# Range of the Radon Transform

Let us consider the Radon transform in two dimensions:

$$\tag{1}Rf(r,\theta):=\int\limits_{-\infty}^{\infty} f(r\cos\theta-t\sin\theta,r\sin\theta+t\cos\theta) dt,$$

where $r\in\mathbb{R}$ and $0\leq\theta\leq \pi$. There is a well known theorem about the range of the transform.

Theorem. A function $g(r,\theta)$ can be represented as a Radon transform of some function $f(x,y)$ (i.e. $g=R[f]$) if and only if for all integers $n\geq0$ $$\int\limits_{-\infty}^{\infty} r^ng(r,\theta) dr$$ is a homogeneous polynomial of $\cos\theta$ and $\sin\theta$.

Obviously, if $g(r,\theta)$ belongs to the range of the Radon transform then the inverse Radon transform of the function $g(r,\theta)$ is $f(x,y)$.

Now let us consider a function which DOES NOT belong to the range of the transform.

QUESTION: What we would receive if we apply the inverse Radon transform to a function not from the range of the transform?

For example, consider function $g(r,\theta):= e^{-r^2}$ if $0\leq\theta\leq \pi/2$ and $g(r,\theta):= e^{-r^2(1-\cos\theta\sin\theta)}$ if $\pi/2\leq\theta\leq\pi$. This function does not belong to the range of the Radon transform. Then, on the one hand, there is no function $f$ such that $g=R[f]$. On the other hand, $g= R[ R^{-1}g ]$.

Thanks!

UPDATE: Let us notice that $R[R^{-1}g]$ is defined correctly, but it is not equal to $g$.

Indeed, if $g=R[R^{-1}g]$, then

$$\int\limits_{-\infty}^{\infty} r^ng(r,\theta) dr = \int\limits_{-\infty}^{\infty} r^n R[R^{-1}g] (r,\theta) dr=$$

$$=\int\int r^n [R^{-1}g] (r\cos\theta−t\sin\theta,r\sin\theta+t\cos\theta)drdt=$$

$$=\int\int (u\cos\theta+v\sin\theta)^n [R^{-1}g] (u,v)dudv,$$

which is a homogeneous polynomial of $\cos\theta$ and $\sin\theta$ (we just have to expand the brackets). On the other hand it is NOT a homogeneous polynomial (by assumption). Therefore $g\neq R[R^{-1}g]$.

• Without specifying the domain of the Radon transform, it does not make sense to talk about its range. My feeling is that this is the root of your supposed paradox Oct 31, 2010 at 19:41
• Yemon, I don't quite understand your comment. f(x,y) is defined on $\mathbb{R}^2$ and Radon transform, $R[f](r,\theta)$ is defined on $\mathbb{R}\times [0;\pi]$.
– Oleg
Oct 31, 2010 at 20:07
• Actually, no. If you define the domain to be all functions for which the integral (1) converges, your "well known theorem" is false.
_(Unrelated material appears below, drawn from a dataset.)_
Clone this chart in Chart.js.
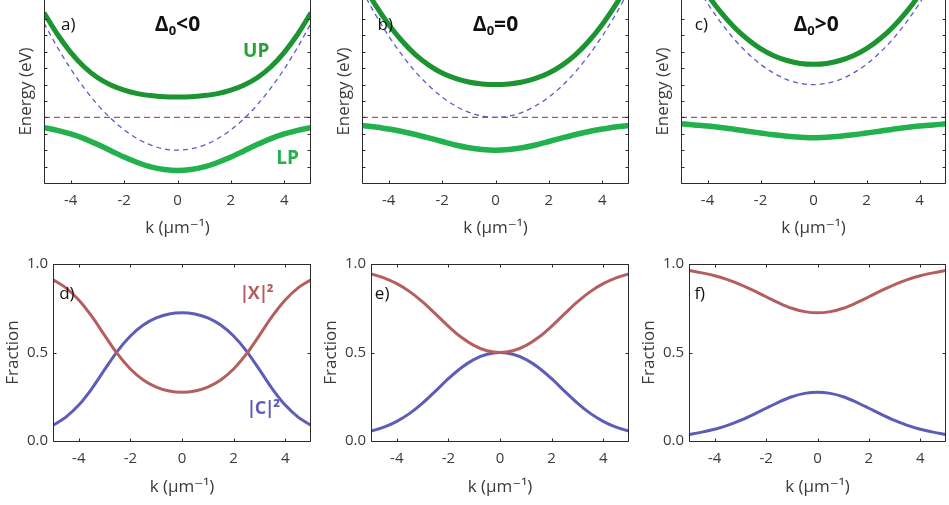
<!DOCTYPE html>
<html>
<head>
<meta charset="utf-8">
<script src="https://cdn.jsdelivr.net/npm/chart.js@4.4.0/dist/chart.umd.min.js"></script>
<style>
body { margin: 0; background: #fff; width: 949px; height: 505px; position: relative; overflow: hidden; }
canvas { position: absolute; }
</style>
</head>
<body>
<canvas id="panelA"></canvas>
<canvas id="panelB"></canvas>
<canvas id="panelC"></canvas>
<canvas id="panelD"></canvas>
<canvas id="panelE"></canvas>
<canvas id="panelF"></canvas>
<script>
// wavevector grid (um^-1)
var kValues = [-5, -4.5, -4, -3.5, -3, -2.5, -2, -1.5, -1, -0.5, 0, 0.5, 1, 1.5, 2, 2.5, 3, 3.5, 4, 4.5, 5];
var kTicks = [-4, -2, 0, 2, 4];
var energyTicks = [0, 1, 2, 3, 4, 5, 6, 7, 8, 9, 10];
var fractionTicks = [0, 0.5, 1];

// exciton level (flat), same in all three detunings
var excitonK = [-5, 5];
var excitonLevel = [4, 4];

// a) negative detuning
var photonA = [9.75, 8.28, 6.96, 5.80, 4.79, 3.94, 3.24, 2.70, 2.31, 2.08, 2.00, 2.08, 2.31, 2.70, 3.24, 3.94, 4.79, 5.80, 6.96, 8.28, 9.75];
var upA = [10.38, 9.07, 7.97, 7.09, 6.43, 5.97, 5.66, 5.45, 5.33, 5.26, 5.24, 5.26, 5.33, 5.45, 5.66, 5.97, 6.43, 7.09, 7.97, 9.07, 10.38];
var lpA = [3.37, 3.21, 2.99, 2.71, 2.36, 1.97, 1.58, 1.25, 0.98, 0.82, 0.76, 0.82, 0.98, 1.25, 1.58, 1.97, 2.36, 2.71, 2.99, 3.21, 3.37];

// b) zero detuning
var photonB = [11.75, 10.28, 8.96, 7.80, 6.79, 5.94, 5.24, 4.70, 4.31, 4.08, 4.00, 4.08, 4.31, 4.70, 5.24, 5.94, 6.79, 7.80, 8.96, 10.28, 11.75];
var upB = [12.24, 10.86, 9.67, 8.66, 7.83, 7.19, 6.71, 6.38, 6.16, 6.04, 6.00, 6.04, 6.16, 6.38, 6.71, 7.19, 7.83, 8.66, 9.67, 10.86, 12.24];
var lpB = [3.51, 3.42, 3.29, 3.14, 2.96, 2.75, 2.53, 2.32, 2.15, 2.04, 2.00, 2.04, 2.15, 2.32, 2.53, 2.75, 2.96, 3.14, 3.29, 3.42, 3.51];

// c) positive detuning
var photonC = [13.75, 12.28, 10.96, 9.80, 8.79, 7.94, 7.24, 6.70, 6.31, 6.08, 6.00, 6.08, 6.31, 6.70, 7.24, 7.94, 8.79, 9.80, 10.96, 12.28, 13.75];
var upC = [14.14, 12.74, 11.49, 10.42, 9.52, 8.78, 8.19, 7.76, 7.47, 7.29, 7.24, 7.29, 7.47, 7.76, 8.19, 8.78, 9.52, 10.42, 11.49, 12.74, 14.14];
var lpC = [3.61, 3.54, 3.47, 3.38, 3.28, 3.16, 3.05, 2.94, 2.85, 2.79, 2.76, 2.79, 2.85, 2.94, 3.05, 3.16, 3.28, 3.38, 3.47, 3.54, 3.61];

// Hopfield fractions of the lower polariton
var excitonFracD = [0.911, 0.865, 0.797, 0.705, 0.597, 0.492, 0.407, 0.345, 0.305, 0.283, 0.276, 0.283, 0.305, 0.345, 0.407, 0.492, 0.597, 0.705, 0.797, 0.865, 0.911];
var photonFracD = [0.089, 0.135, 0.203, 0.295, 0.403, 0.508, 0.593, 0.655, 0.695, 0.717, 0.724, 0.717, 0.695, 0.655, 0.593, 0.508, 0.403, 0.295, 0.203, 0.135, 0.089];
var excitonFracE = [0.944, 0.922, 0.889, 0.844, 0.786, 0.718, 0.648, 0.586, 0.539, 0.510, 0.500, 0.510, 0.539, 0.586, 0.648, 0.718, 0.786, 0.844, 0.889, 0.922, 0.944];
var photonFracE = [0.056, 0.078, 0.111, 0.156, 0.214, 0.282, 0.352, 0.414, 0.461, 0.490, 0.500, 0.490, 0.461, 0.414, 0.352, 0.282, 0.214, 0.156, 0.111, 0.078, 0.056];
var excitonFracF = [0.963, 0.950, 0.934, 0.912, 0.884, 0.851, 0.815, 0.780, 0.750, 0.731, 0.724, 0.731, 0.750, 0.780, 0.815, 0.851, 0.884, 0.912, 0.934, 0.950, 0.963];
var photonFracF = [0.037, 0.050, 0.066, 0.088, 0.116, 0.149, 0.185, 0.220, 0.250, 0.269, 0.276, 0.269, 0.250, 0.220, 0.185, 0.149, 0.116, 0.088, 0.066, 0.050, 0.037];

var FONT = "'Open Sans', 'DejaVu Sans', sans-serif";
var TEXT = '#3a3a3a';
var UP_COLOR = '#1c9431';
var LP_COLOR = '#22b14c';
var PHOTON_DASH = '#5b5bc6';
var EXCITON_DASH = '#b35457';
var X_COLOR = '#b55e5f';
var C_COLOR = '#5d5db9';

function pts(xs, ys) {
    return xs.map(function(x, i) { return {x: x, y: ys[i]}; });
}

function curve(xs, ys, color, width, dash) {
    return {
        data: pts(xs, ys),
        borderColor: color,
        borderWidth: width,
        borderDash: dash || [],
        cubicInterpolationMode: 'monotone',
        pointRadius: 0,
        fill: false
    };
}

// box with inward ticks (matlab style)
function framePlugin(withTop) {
    return {
        id: 'frame',
        afterDraw: function(chart) {
            var ctx = chart.ctx, a = chart.chartArea;
            var xs = chart.scales.x, ys = chart.scales.y;
            var L = Math.round(a.left) + 0.5, R = Math.round(a.right) - 0.5;
            var B = Math.round(a.bottom) + 0.5, T = Math.round(a.top) + 0.5;
            ctx.save();
            ctx.strokeStyle = '#2a2a2a';
            ctx.lineWidth = 1;
            ctx.beginPath();
            ctx.moveTo(L, a.top);
            ctx.lineTo(L, B);
            ctx.lineTo(R, B);
            ctx.lineTo(R, a.top);
            if (withTop) {
                ctx.moveTo(L, T);
                ctx.lineTo(R, T);
            }
            xs.ticks.forEach(function(t) {
                var px = Math.round(xs.getPixelForValue(t.value)) + 0.5;
                ctx.moveTo(px, B);
                ctx.lineTo(px, B - 3);
                if (withTop) {
                    ctx.moveTo(px, T);
                    ctx.lineTo(px, T + 3);
                }
            });
            ys.ticks.forEach(function(t) {
                var py = Math.round(ys.getPixelForValue(t.value)) + 0.5;
                ctx.moveTo(L, py);
                ctx.lineTo(L + 3, py);
                ctx.moveTo(R, py);
                ctx.lineTo(R - 3, py);
            });
            ctx.stroke();
            ctx.restore();
        }
    };
}

function notesPlugin(items) {
    return {
        id: 'notes',
        afterDraw: function(chart) {
            var ctx = chart.ctx;
            var xs = chart.scales.x, ys = chart.scales.y;
            items.forEach(function(n) {
                ctx.save();
                ctx.fillStyle = n.color;
                ctx.textBaseline = 'middle';
                ctx.textAlign = 'left';
                var gap = n.squeeze || 0;
                var widths = [], total = 0;
                n.parts.forEach(function(p) {
                    ctx.font = (n.bold ? 'bold ' : '') + p.size + 'px ' + FONT;
                    var w = ctx.measureText(p.text).width - gap;
                    widths.push(w);
                    total += w;
                });
                var px = xs.getPixelForValue(n.k);
                var py = ys.getPixelForValue(n.v);
                if (n.align === 'center') px -= total / 2;
                n.parts.forEach(function(p, i) {
                    ctx.font = (n.bold ? 'bold ' : '') + p.size + 'px ' + FONT;
                    ctx.fillText(p.text, px, py + (p.dy || 0));
                    px += widths[i];
                });
                ctx.restore();
            });
        }
    };
}

function delta(sign) {
    return [{text: 'Δ', size: 21}, {text: '0', size: 13, dy: 6}, {text: sign, size: 21}, {text: '0', size: 21}];
}

function absSquared(letter) {
    return [{text: '|', size: 18}, {text: letter, size: 18}, {text: '|', size: 18}, {text: '²', size: 18}];
}

function drawPanel(p) {
    var cv = document.getElementById(p.id);
    cv.width = p.right - p.left + p.yAxisW + 3;
    cv.height = p.height;
    cv.style.left = (p.left - p.yAxisW) + 'px';
    cv.style.top = p.top + 'px';

    new Chart(cv, {
        type: 'line',
        data: { datasets: p.datasets },
        options: {
            responsive: false,
            animation: false,
            devicePixelRatio: 1,
            layout: { padding: { top: p.padTop, right: 3, left: 0, bottom: 0 } },
            plugins: { legend: { display: false }, tooltip: { enabled: false } },
            scales: {
                x: {
                    type: 'linear', min: -5, max: 5,
                    afterBuildTicks: function(s) { s.ticks = kTicks.map(function(v) { return {value: v}; }); },
                    afterFit: function(s) { s.height = p.xAxisH; },
                    grid: { display: false, drawTicks: false },
                    border: { display: false },
                    ticks: { padding: 9, color: TEXT, font: { family: FONT, size: 15 }, maxRotation: 0,
                             callback: function(v) { return String(v); } },
                    title: { display: true, text: 'k (μm⁻¹)', color: TEXT, font: { family: FONT, size: 17 },
                             padding: { top: 0, bottom: p.titleBottom } }
                },
                y: {
                    type: 'linear', min: p.yMin, max: p.yMax,
                    afterBuildTicks: function(s) { s.ticks = p.yTicks.map(function(v) { return {value: v}; }); },
                    afterFit: function(s) { s.width = p.yAxisW; },
                    grid: { display: false, drawTicks: false },
                    border: { display: false },
                    ticks: { display: p.yLabels, padding: 5, color: TEXT, font: { family: FONT, size: 15 },
                             callback: function(v) { return v.toFixed(1); } },
                    title: { display: true, text: p.yTitle, color: TEXT, font: { family: FONT, size: 17 },
                             padding: { top: p.yTitlePad, bottom: 0 } }
                }
            }
        },
        plugins: [framePlugin(p.topBorder), notesPlugin(p.notes)]
    });
}

var topRow = { top: 0, height: 250, padTop: 0, xAxisH: 67, titleBottom: 12, yAxisW: 30, yTitlePad: 2,
               yMin: 0, yMax: 11.16, yTicks: energyTicks, yLabels: false, yTitle: 'Energy (eV)', topBorder: false };
var bottomRow = { top: 250, height: 255, padTop: 10, xAxisH: 64, titleBottom: 8, yAxisW: 50, yTitlePad: 0,
                  yMin: 0, yMax: 1, yTicks: fractionTicks, yLabels: true, yTitle: 'Fraction', topBorder: true };

function panel(row, extra) {
    var out = {};
    Object.keys(row).forEach(function(k) { out[k] = row[k]; });
    Object.keys(extra).forEach(function(k) { out[k] = extra[k]; });
    return out;
}

function energySets(up, lp, photon) {
    return [
        curve(kValues, up, UP_COLOR, 5),
        curve(kValues, lp, LP_COLOR, 5.5),
        curve(kValues, photon, PHOTON_DASH, 1.3, [5, 4]),
        curve(excitonK, excitonLevel, EXCITON_DASH, 1.3, [6, 4])
    ];
}

function fractionSets(xf, cf) {
    return [
        curve(kValues, xf, X_COLOR, 3),
        curve(kValues, cf, C_COLOR, 3)
    ];
}

drawPanel(panel(topRow, {
    id: 'panelA', left: 44, right: 311,
    datasets: energySets(upA, lpA, photonA),
    notes: [
        {parts: [{text: 'a)', size: 17}], k: -4.36, v: 9.63, color: '#111'},
        {parts: delta('<'), k: 0, v: 9.63, color: '#111', bold: true, align: 'center'},
        {parts: [{text: 'UP', size: 19}], k: 2.95, v: 8.0, color: '#27a03a', bold: true, align: 'center'},
        {parts: [{text: 'LP', size: 19}], k: 4.12, v: 1.46, color: LP_COLOR, bold: true, align: 'center'}
    ]
}));

drawPanel(panel(topRow, {
    id: 'panelB', left: 362, right: 629,
    datasets: energySets(upB, lpB, photonB),
    notes: [
        {parts: [{text: 'b)', size: 17}], k: -4.42, v: 9.63, color: '#111'},
        {parts: delta('='), k: 0, v: 9.63, color: '#111', bold: true, align: 'center'}
    ]
}));

drawPanel(panel(topRow, {
    id: 'panelC', left: 681, right: 946,
    datasets: energySets(upC, lpC, photonC),
    notes: [
        {parts: [{text: 'c)', size: 17}], k: -4.48, v: 9.63, color: '#111'},
        {parts: delta('>'), k: 0.1, v: 9.63, color: '#111', bold: true, align: 'center'}
    ]
}));

drawPanel(panel(bottomRow, {
    id: 'panelD', left: 53, right: 311,
    datasets: fractionSets(excitonFracD, photonFracD),
    notes: [
        {parts: [{text: 'd)', size: 17}], k: -4.76, v: 0.83, color: '#111'},
        {parts: absSquared('X'), k: 2.86, v: 0.83, color: X_COLOR, bold: true, align: 'center', squeeze: 1.5},
        {parts: absSquared('C'), k: 3.12, v: 0.18, color: C_COLOR, bold: true, align: 'center', squeeze: 1.5}
    ]
}));

drawPanel(panel(bottomRow, {
    id: 'panelE', left: 371, right: 629,
    datasets: fractionSets(excitonFracE, photonFracE),
    notes: [
        {parts: [{text: 'e)', size: 17}], k: -4.85, v: 0.83, color: '#111'}
    ]
}));

drawPanel(panel(bottomRow, {
    id: 'panelF', left: 689, right: 946,
    datasets: fractionSets(excitonFracF, photonFracF),
    notes: [
        {parts: [{text: 'f)', size: 17}], k: -4.79, v: 0.83, color: '#111'}
    ]
}));
</script>
</body>
</html>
The Radon and inverse Radon transforms establishes a bijection between Schwarz functions on R^2 and with Schwarz functions on $S^1 \times R$ that satisfies the homogeneous polynomial condition its moment. See chapter 1 of Helgason's book www-math.mit.edu/~helgason/Radonbook.pdf See also Dirk's answer below. So most likely when you take the inverse transform of you function, you get something that decays only slightly faster than $|x|^{-2}$. Nov 1, 2010 at 19:42
• No, if $g$ is such that $R^{-1}$ is well defined and $R^{-1}g$ is such that $RR^{-1}g$ is well defined, $RR^{-1}g = g$ by definition. The problem is that $R: \mathcal{S}(\mathbb{R}^2) \to \mathcal{S}(\mathbb{P})$ with the image being functions satisfying the homogeneous polynomial condition, while $R$ may still send a bigger space (say, a space of functions for which the trace on all lines are defined and absolutely integrable) to something else. For comparison, think of the Fourier transform. It is a bijection of Schwarz functions, but it also is a bijection of $L^2$ function with itself. Nov 1, 2010 at 23:36
• The last integral does not converge. Nov 2, 2010 at 21:44

Probably you refer to some theorem in "Mathematics of Computerized Tomography" by Frank Natterer (e.g. Theorem 4.2)? Then you are assuming that the domain in $\mathcal{S}$ and if I remember correctly, in that book this denotes the Schwartz space of rapidly decaying $C^\infty$-functions. Hence you paradox is resolved by the fact that $R^{-1} g$ is not a Schwartz function.
• Hello Dirk! Thanks for this explanation. But anyway, it is easy to see, that one can apply a Radon transform to function $R^{-1}g$ and $RR^{-1}g$ is defined correctly. What is your opinion, is $RR^{-1}g$ equal to $g$ (see update of the question)? Thanks!